** start of EXTRACTED INFORMATION **

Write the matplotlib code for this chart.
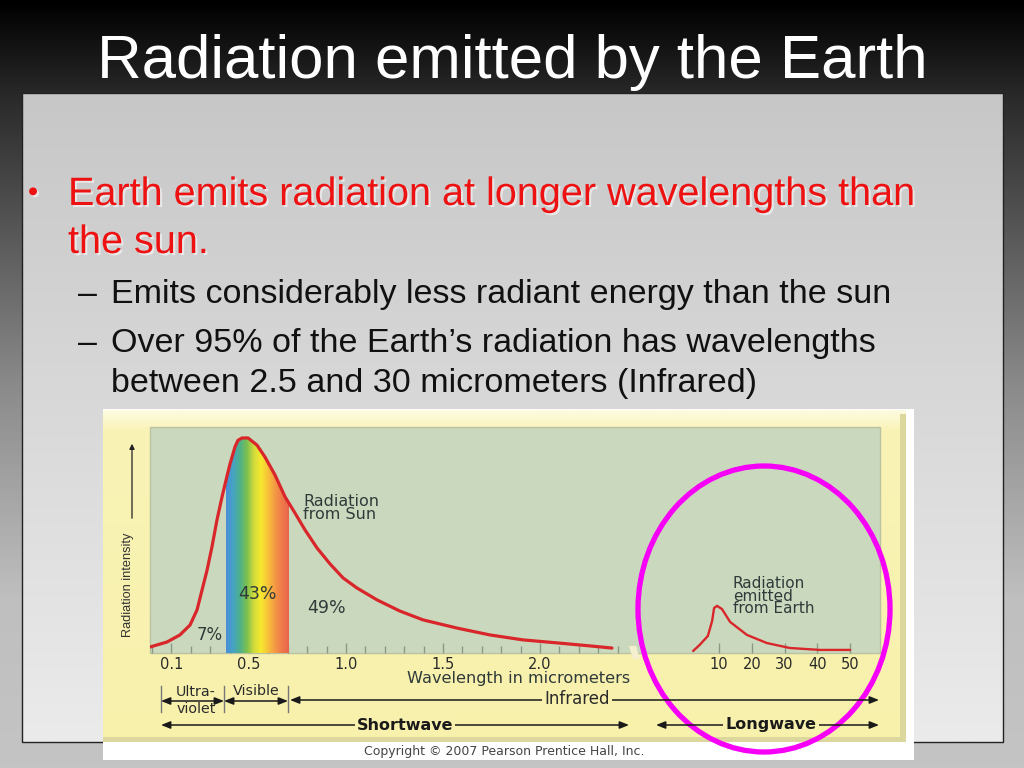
import numpy as np
import matplotlib
matplotlib.use('Agg')
import matplotlib.pyplot as plt
import matplotlib.patheffects as pe
from matplotlib.colors import LinearSegmentedColormap
from matplotlib.patches import Rectangle, Ellipse, Polygon
from matplotlib.ticker import MultipleLocator

# slide text
title = 'Radiation emitted by the Earth'
bullet_lines = ['Earth emits radiation at longer wavelengths than', 'the sun.']
sub_1 = 'Emits considerably less radiant energy than the sun'
sub_2 = ['Over 95% of the Earth\u2019s radiation has wavelengths',
         'between 2.5 and 30 micrometers (Infrared)']

# solar curve (micrometers, relative intensity)
sun_um = [-0.01, 0.077, 0.144, 0.196, 0.232, 0.258, 0.284, 0.309, 0.335, 0.361,
          0.387, 0.402, 0.428, 0.443, 0.464, 0.495, 0.541, 0.582, 0.634, 0.686,
          0.737, 0.789, 0.851, 0.918, 0.985, 1.057, 1.160, 1.278, 1.397, 1.572,
          1.742, 1.912, 2.088, 2.258, 2.371]
sun_int = [0.014, 0.037, 0.070, 0.116, 0.186, 0.279, 0.372, 0.479, 0.605, 0.712,
           0.810, 0.865, 0.945, 0.975, 0.986, 0.986, 0.953, 0.898, 0.814, 0.712,
           0.637, 0.558, 0.474, 0.400, 0.335, 0.288, 0.233, 0.181, 0.140, 0.102,
           0.070, 0.047, 0.033, 0.019, 0.009]

# earth curve
earth_um = [2.1, 4.2, 6.6, 7.9, 8.5, 9.4, 10.9, 13.4, 18.5, 24.6, 31.6, 40.8, 50.0]
earth_int = [0.0, 0.03, 0.07, 0.14, 0.20, 0.21, 0.195, 0.135, 0.075, 0.037,
             0.014, 0.005, 0.005]

sw_ticks = [0.1, 0.5, 1.0, 1.5, 2.0]
sw_labels = ['0.1', '0.5', '1.0', '1.5', '2.0']
lw_ticks = [10, 20, 30, 40, 50]
lw_labels = ['10', '20', '30', '40', '50']
visible_band = (0.38, 0.70)
pct_labels = ['7%', '43%', '49%']

spectrum = ['#4a8fd8', '#45a3c4', '#4fb08a', '#7cc04f', '#d2dc3c', '#f6e92e',
            '#f7c23a', '#f49a44', '#ee7a4a', '#e8654a']

W, H = 1024, 768
fig = plt.figure(figsize=(10.24, 7.68), dpi=100)


def fig_box(x0, y0, x1, y1):
    return [x0 / W, 1 - y1 / H, (x1 - x0) / W, (y1 - y0) / H]


# background in pixel coords
ax_bg = fig.add_axes([0, 0, 1, 1])
ax_bg.set_xlim(0, W)
ax_bg.set_ylim(H, 0)
ax_bg.axis('off')

bg_cmap = LinearSegmentedColormap.from_list(
    'bg', [(0, '#000000'), (0.13, '#2c2c2c'), (0.5, '#8a8a8a'),
           (0.78, '#bfbfbf'), (1, '#c4c4c4')])
grad = np.linspace(0, 1, 256)[:, None]
ax_bg.imshow(grad, extent=[0, W, H, 0], cmap=bg_cmap, aspect='auto', zorder=0)

box_cmap = LinearSegmentedColormap.from_list('box', ['#c7c7c7', '#ebebeb'])
ax_bg.imshow(grad, extent=[22, 1003, 742, 93], cmap=box_cmap, aspect='auto', zorder=1)
ax_bg.add_patch(Rectangle((22, 93), 981, 649, fill=False, ec='#222222', lw=1, zorder=2))

# picture frame
ax_bg.add_patch(Rectangle((103, 409), 811, 351, fc='white', ec='none', zorder=3))
yel_cmap = LinearSegmentedColormap.from_list(
    'yel', [(0, '#fdfbe2'), (0.06, '#f9f3b6'), (1, '#f8f1ac')])
ax_bg.imshow(grad, extent=[103, 906, 742, 410], cmap=yel_cmap, aspect='auto', zorder=4)
ax_bg.add_patch(Rectangle((900, 414), 6, 328, fc='#dcd79c', ec='none', zorder=5))
ax_bg.add_patch(Rectangle((103, 737), 803, 5, fc='#dcd79c', ec='none', zorder=5))
ax_bg.add_patch(Rectangle((150, 427), 730, 226, fc='#cad9bd', ec='#b9c3a2', lw=1,
                          zorder=6))
ax_bg.set_xlim(0, W)
ax_bg.set_ylim(H, 0)

# shortwave part
ax_sw = fig.add_axes(fig_box(150, 427, 630, 653))
ax_sw.set_facecolor('none')
sw_ylim = (-0.014, 1.037)
sw_xlim = (-0.0103, 2.464)

spec_cmap = LinearSegmentedColormap.from_list('spec', spectrum)
im = ax_sw.imshow(np.linspace(0, 1, 256)[None, :],
                  extent=[visible_band[0], visible_band[1], sw_ylim[0], 1.05],
                  cmap=spec_cmap, aspect='auto', zorder=1)
clip = Polygon(list(zip(sun_um, sun_int)) + [(sun_um[-1], sw_ylim[0]),
                                             (sun_um[0], sw_ylim[0])],
               closed=True, fc='none', ec='none', transform=ax_sw.transData)
ax_sw.add_patch(clip)
im.set_clip_path(clip)
ax_sw.plot(sun_um, sun_int, color='#d8262b', lw=2.3, zorder=3,
           solid_capstyle='round', solid_joinstyle='round')
ax_sw.set_xlim(*sw_xlim)
ax_sw.set_ylim(*sw_ylim)

# longwave part
ax_lw = fig.add_axes(fig_box(640, 427, 880, 653))
ax_lw.set_facecolor('none')
ax_lw.plot(earth_um, earth_int, color='#d8262b', lw=1.7, zorder=3,
           solid_capstyle='round', solid_joinstyle='round')
ax_lw.set_xlim(-14.1, 59.1)
ax_lw.set_ylim(-0.0093, 1.042)

for ax, ticks, labels in [(ax_sw, sw_ticks, sw_labels), (ax_lw, lw_ticks, lw_labels)]:
    ax.set_axisbelow(True)
    for s in ax.spines.values():
        s.set_visible(False)
    ax.set_yticks([])
    ax.set_xticks(ticks)
    ax.set_xticklabels(labels, family='DejaVu Sans', fontsize=10.5, color='#2a2a2a')
    ax.tick_params(axis='x', which='major', direction='in', length=7, width=1,
                   color='#8a9886', pad=3)
    ax.tick_params(axis='x', which='minor', direction='in', length=5, width=1,
                   color='#8a9886')
ax_sw.xaxis.set_minor_locator(MultipleLocator(0.1))

# overlay in pixel coords
ax_top = fig.add_axes([0, 0, 1, 1])
ax_top.set_facecolor('none')
ax_top.set_xlim(0, W)
ax_top.set_ylim(H, 0)
ax_top.axis('off')

sans = ['Liberation Sans', 'DejaVu Sans']
ax_top.text(512, 78, title, ha='center', va='baseline', color='white',
            fontsize=44.5, family=sans)

shadow = [pe.withSimplePatchShadow(offset=(1.5, -1.5), shadow_rgbFace='#ffffff', alpha=0.55)]
ax_top.text(33, 201, '\u2022', ha='center', va='baseline', color='#ee1111',
            fontsize=21, family=sans, path_effects=shadow)
for i, line in enumerate(bullet_lines):
    ax_top.text(68, 205 + 48 * i, line, ha='left', va='baseline', color='#ee1111',
                fontsize=28.5, family=sans, path_effects=shadow)

ax_top.text(78, 303, '\u2013', ha='left', va='baseline', color='#111111',
            fontsize=24.5, family=sans)
ax_top.text(111, 303, sub_1, ha='left', va='baseline', color='#111111',
            fontsize=24.5, family=sans)
ax_top.text(78, 352, '\u2013', ha='left', va='baseline', color='#111111',
            fontsize=24.5, family=sans)
ax_top.text(111, 352, sub_2[0], ha='left', va='baseline', color='#111111',
            fontsize=24.5, family=sans)
ax_top.text(111, 392, sub_2[1], ha='left', va='baseline', color='#111111',
            fontsize=24.5, family=sans)

# chart labels
lab = dict(family='DejaVu Sans', color='#2f3a3a')
ax_top.text(303, 494, 'Radiation\nfrom Sun', ha='left', va='top', fontsize=11.5,
            linespacing=0.8, **lab)
ax_top.text(733, 576, 'Radiation\nemitted\nfrom Earth', ha='left', va='top',
            fontsize=11, linespacing=0.8, **lab)
ax_top.text(210, 635, pct_labels[0], ha='center', va='center', fontsize=12, **lab)
ax_top.text(257, 594, pct_labels[1], ha='center', va='center', fontsize=12.5, **lab)
ax_top.text(326, 608, pct_labels[2], ha='center', va='center', fontsize=12.5, **lab)
ax_top.text(519, 679, 'Wavelength in micrometers', ha='center', va='center',
            fontsize=11.6, **lab)
ax_top.text(128, 585, 'Radiation intensity', ha='center', va='center', rotation=90,
            fontsize=9.2, family=sans, color='#333333')
ax_top.annotate('', xy=(132, 441), xytext=(132, 521),
                arrowprops=dict(arrowstyle='-|>,head_length=0.3,head_width=0.15',
                                color='#222222', lw=0.9))

# break in the axis
ax_top.add_patch(Polygon([(629, 646), (636, 646), (640, 659), (633, 659)],
                         closed=True, fc='#f4efcf', ec='none'))

# range markers
for x in [161, 224, 288]:
    ax_top.plot([x, x], [686, 712], color='#777777', lw=1)

arr = dict(arrowstyle='<|-|>,head_length=0.55,head_width=0.22', color='#1a1a1a',
           lw=1.1, shrinkA=0, shrinkB=0)
for x0, x1, y in [(161, 224, 701), (224, 288, 701), (290, 879, 700),
                  (161, 629, 725), (656, 879, 725)]:
    ax_top.annotate('', xy=(x1, y), xytext=(x0, y), arrowprops=arr)

small = dict(family='DejaVu Sans', color='#2a2a2a', fontsize=10.3)
ax_top.text(196, 692, 'Ultra-', ha='center', va='center', **small)
ax_top.text(196, 709, 'violet', ha='center', va='center', **small)
ax_top.text(256, 691, 'Visible', ha='center', va='center', **small)
ybox = dict(fc='#f8f1ae', ec='none', pad=1.5)
ax_top.text(577, 699, 'Infrared', ha='center', va='center', fontsize=12,
            family='DejaVu Sans', color='#2a2a2a', bbox=ybox)
ax_top.text(405, 725, 'Shortwave', ha='center', va='center', fontsize=11.5,
            family='DejaVu Sans', weight='bold', color='#1a1a1a', bbox=ybox)
ax_top.text(771, 725, 'Longwave', ha='center', va='center', fontsize=11.5,
            family='DejaVu Sans', weight='bold', color='#1a1a1a', bbox=ybox)
ax_top.text(504, 752, 'Copyright \u00a9 2007 Pearson Prentice Hall, Inc.',
            ha='center', va='center', fontsize=9, family='DejaVu Sans',
            color='#444444')

ax_top.add_patch(Ellipse((764, 609), 252, 286, fill=False, ec='#f700f7', lw=3.8))

fig.savefig('out.png', dpi=100)
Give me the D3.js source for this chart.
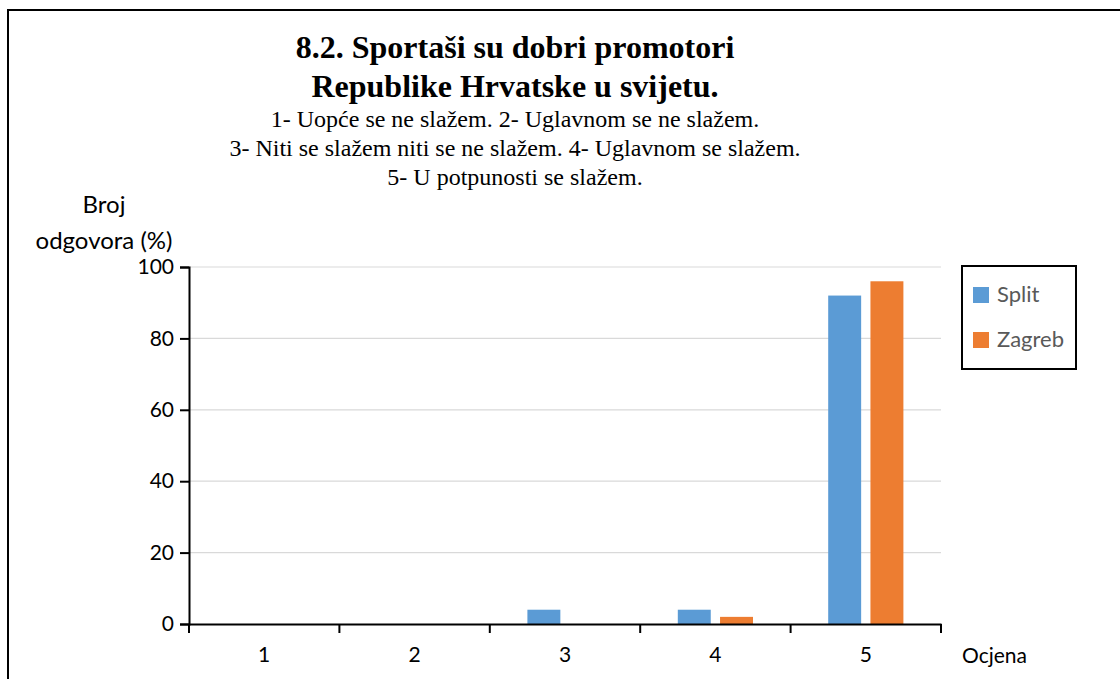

** end of EXTRACTED INFORMATION **

## JOB
Your task is to reproduce exactly the lines from the start of the data above through the line containing "0.014, 0.005, 0.005]", leaving every picture out.

## THE ANSWER
Write the matplotlib code for this chart.
import numpy as np
import matplotlib
matplotlib.use('Agg')
import matplotlib.pyplot as plt
import matplotlib.patheffects as pe
from matplotlib.colors import LinearSegmentedColormap
from matplotlib.patches import Rectangle, Ellipse, Polygon
from matplotlib.ticker import MultipleLocator

# slide text
title = 'Radiation emitted by the Earth'
bullet_lines = ['Earth emits radiation at longer wavelengths than', 'the sun.']
sub_1 = 'Emits considerably less radiant energy than the sun'
sub_2 = ['Over 95% of the Earth\u2019s radiation has wavelengths',
         'between 2.5 and 30 micrometers (Infrared)']

# solar curve (micrometers, relative intensity)
sun_um = [-0.01, 0.077, 0.144, 0.196, 0.232, 0.258, 0.284, 0.309, 0.335, 0.361,
          0.387, 0.402, 0.428, 0.443, 0.464, 0.495, 0.541, 0.582, 0.634, 0.686,
          0.737, 0.789, 0.851, 0.918, 0.985, 1.057, 1.160, 1.278, 1.397, 1.572,
          1.742, 1.912, 2.088, 2.258, 2.371]
sun_int = [0.014, 0.037, 0.070, 0.116, 0.186, 0.279, 0.372, 0.479, 0.605, 0.712,
           0.810, 0.865, 0.945, 0.975, 0.986, 0.986, 0.953, 0.898, 0.814, 0.712,
           0.637, 0.558, 0.474, 0.400, 0.335, 0.288, 0.233, 0.181, 0.140, 0.102,
           0.070, 0.047, 0.033, 0.019, 0.009]

# earth curve
earth_um = [2.1, 4.2, 6.6, 7.9, 8.5, 9.4, 10.9, 13.4, 18.5, 24.6, 31.6, 40.8, 50.0]
earth_int = [0.0, 0.03, 0.07, 0.14, 0.20, 0.21, 0.195, 0.135, 0.075, 0.037,
             0.014, 0.005, 0.005]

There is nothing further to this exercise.